# Task to carry out:
In the material below, find all lines with the string "chart" and copy them.

# Information supplied:
※ ※ ※
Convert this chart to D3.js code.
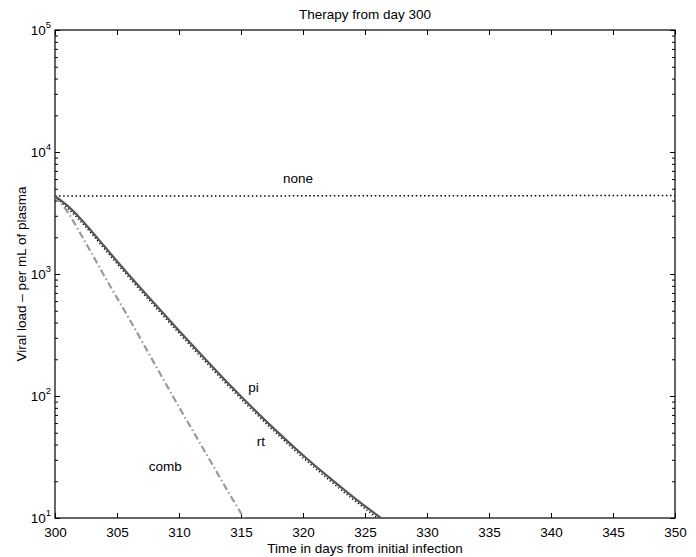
<!DOCTYPE html>
<html>
<head>
<meta charset="utf-8">
<script src="https://cdn.jsdelivr.net/npm/d3@7"></script>
<style>
  body { margin: 0; background: #fff; }
  svg text { font-family: "Liberation Sans", Arial, Helvetica, sans-serif; fill: #000; }
</style>
</head>
<body>
<div id="chart"></div>
<script>
// Viral load after therapy starts on day 300

// Data
const days = [300, 301, 302, 303, 304, 305, 306, 308, 310, 312, 314, 316, 318, 320, 322, 324, 326, 327];
const piLoad = [4350, 3631, 2884, 2213, 1679, 1274, 973, 575, 343, 207, 126, 78.5, 50.1, 32.7, 21.9, 15.0, 10.5, 8.8];
const rtLoad = [4350, 3470, 2750, 2110, 1600, 1215, 928, 548, 327, 197, 120, 75, 47.8, 31.2, 20.9, 14.3, 10.0, 8.4];
const combDays = [300, 301, 302, 303, 304, 306, 308, 310, 312, 314, 316];
const combLoad = [4350, 3240, 2190, 1450, 955, 427, 186, 81.3, 36.3, 16.2, 7.4];
const noneDays = [300, 310, 320, 330, 340, 350];
const noneLoad = [4350, 4360, 4370, 4380, 4390, 4400];

const xTicks = [300, 305, 310, 315, 320, 325, 330, 335, 340, 345, 350];
const yDecades = [1, 2, 3, 4, 5];

const labels = [
    {text: "none", day: 319.6, load: 6000},
    {text: "pi", day: 316.0, load: 115},
    {text: "rt", day: 316.6, load: 42},
    {text: "comb", day: 308.9, load: 26}
];

// Set up dimensions
const width = 696;
const height = 557;
const margin = {top: 30, right: 21, bottom: 39, left: 55};

const svg = d3.select("#chart")
    .append("svg")
    .attr("width", width)
    .attr("height", height);

const x = d3.scaleLinear()
    .domain([300, 350])
    .range([margin.left, width - margin.right]);

const y = d3.scaleLog()
    .domain([10, 1e5])
    .range([height - margin.bottom, margin.top]);

// minor ticks 2..9 in each decade
const minorTicks = [];
for (let e = 1; e < 5; e++) {
    for (let m = 2; m <= 9; m++) minorTicks.push(m * Math.pow(10, e));
}

svg.append("defs").append("clipPath")
    .attr("id", "clip")
    .append("rect")
    .attr("x", margin.left)
    .attr("y", margin.top)
    .attr("width", width - margin.left - margin.right)
    .attr("height", height - margin.top - margin.bottom);

// Axes (ticks pointing inward, MATLAB style)
function styleAxis(g) {
    g.select(".domain").remove();
    g.selectAll("line").attr("stroke", "#000").attr("stroke-width", 1);
}

svg.append("g")
    .attr("transform", `translate(0,${y(10)})`)
    .call(d3.axisBottom(x).tickValues(xTicks).tickSize(-5).tickPadding(9).tickFormat(d3.format("d")))
    .call(styleAxis)
    .call(g => g.selectAll("text").attr("font-size", 13.5));

svg.append("g")
    .attr("transform", `translate(0,${y(1e5)})`)
    .call(d3.axisTop(x).tickValues(xTicks).tickSize(-5).tickFormat(""))
    .call(styleAxis);

svg.append("g")
    .attr("transform", `translate(${x(300)},0)`)
    .call(d3.axisLeft(y).tickValues(minorTicks).tickSize(-3).tickFormat(""))
    .call(styleAxis);

svg.append("g")
    .attr("transform", `translate(${x(350)},0)`)
    .call(d3.axisRight(y).tickValues(minorTicks).tickSize(-3).tickFormat(""))
    .call(styleAxis);

svg.append("g")
    .attr("transform", `translate(${x(300)},0)`)
    .call(d3.axisLeft(y).tickValues(yDecades.map(e => Math.pow(10, e))).tickSize(-5).tickFormat(""))
    .call(styleAxis);

svg.append("g")
    .attr("transform", `translate(${x(350)},0)`)
    .call(d3.axisRight(y).tickValues(yDecades.map(e => Math.pow(10, e))).tickSize(-5).tickFormat(""))
    .call(styleAxis);

// y tick labels as 10 with superscript
const yLab = svg.append("g")
    .selectAll("text")
    .data(yDecades)
    .join("text")
    .attr("x", margin.left - 4)
    .attr("y", d => y(Math.pow(10, d)) + 5)
    .attr("text-anchor", "end")
    .attr("font-size", 13.5);
yLab.append("tspan").text("10");
yLab.append("tspan")
    .attr("dy", -7)
    .attr("font-size", 9.5)
    .text(d => d);

// frame
svg.append("rect")
    .attr("x", margin.left)
    .attr("y", margin.top)
    .attr("width", width - margin.left - margin.right)
    .attr("height", height - margin.top - margin.bottom)
    .attr("fill", "none")
    .attr("stroke", "#000")
    .attr("stroke-width", 1.2);

// Lines
const line = d3.line()
    .x(d => x(d[0]))
    .y(d => y(d[1]))
    .curve(d3.curveMonotoneX);

const plot = svg.append("g").attr("clip-path", "url(#clip)");

plot.append("path")
    .datum(d3.zip(noneDays, noneLoad))
    .attr("d", line)
    .attr("fill", "none")
    .attr("stroke", "#000")
    .attr("stroke-width", 1.5)
    .attr("stroke-dasharray", "1.5,2.6");

plot.append("path")
    .datum(d3.zip(combDays, combLoad))
    .attr("d", line)
    .attr("fill", "none")
    .attr("stroke", "#999")
    .attr("stroke-width", 2.2)
    .attr("stroke-dasharray", "7,3,1.5,3");

plot.append("path")
    .datum(d3.zip(days, rtLoad))
    .attr("d", line)
    .attr("fill", "none")
    .attr("stroke", "#000")
    .attr("stroke-width", 1.5)
    .attr("stroke-dasharray", "1.2,2.4");

plot.append("path")
    .datum(d3.zip(days, piLoad))
    .attr("d", line)
    .attr("fill", "none")
    .attr("stroke", "#555")
    .attr("stroke-width", 2.2);

// Curve labels
svg.append("g")
    .selectAll("text")
    .data(labels)
    .join("text")
    .attr("x", d => x(d.day))
    .attr("y", d => y(d.load))
    .attr("text-anchor", "middle")
    .attr("dominant-baseline", "middle")
    .attr("font-size", 13.5)
    .text(d => d.text);

// Title and axis labels
svg.append("text")
    .attr("x", (x(300) + x(350)) / 2)
    .attr("y", 19)
    .attr("text-anchor", "middle")
    .attr("font-size", 13.5)
    .text("Therapy from day 300");

svg.append("text")
    .attr("x", (x(300) + x(350)) / 2)
    .attr("y", 553)
    .attr("text-anchor", "middle")
    .attr("font-size", 13.5)
    .text("Time in days from initial infection");

svg.append("text")
    .attr("transform", `translate(26,${(y(10) + y(1e5)) / 2}) rotate(-90)`)
    .attr("text-anchor", "middle")
    .attr("font-size", 13.5)
    .text("Viral load \u2013 per mL of plasma");
</script>
</body>
</html>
※ ※ ※
# In response:
Convert this chart to D3.js code.
<div id="chart"></div>
const svg = d3.select("#chart")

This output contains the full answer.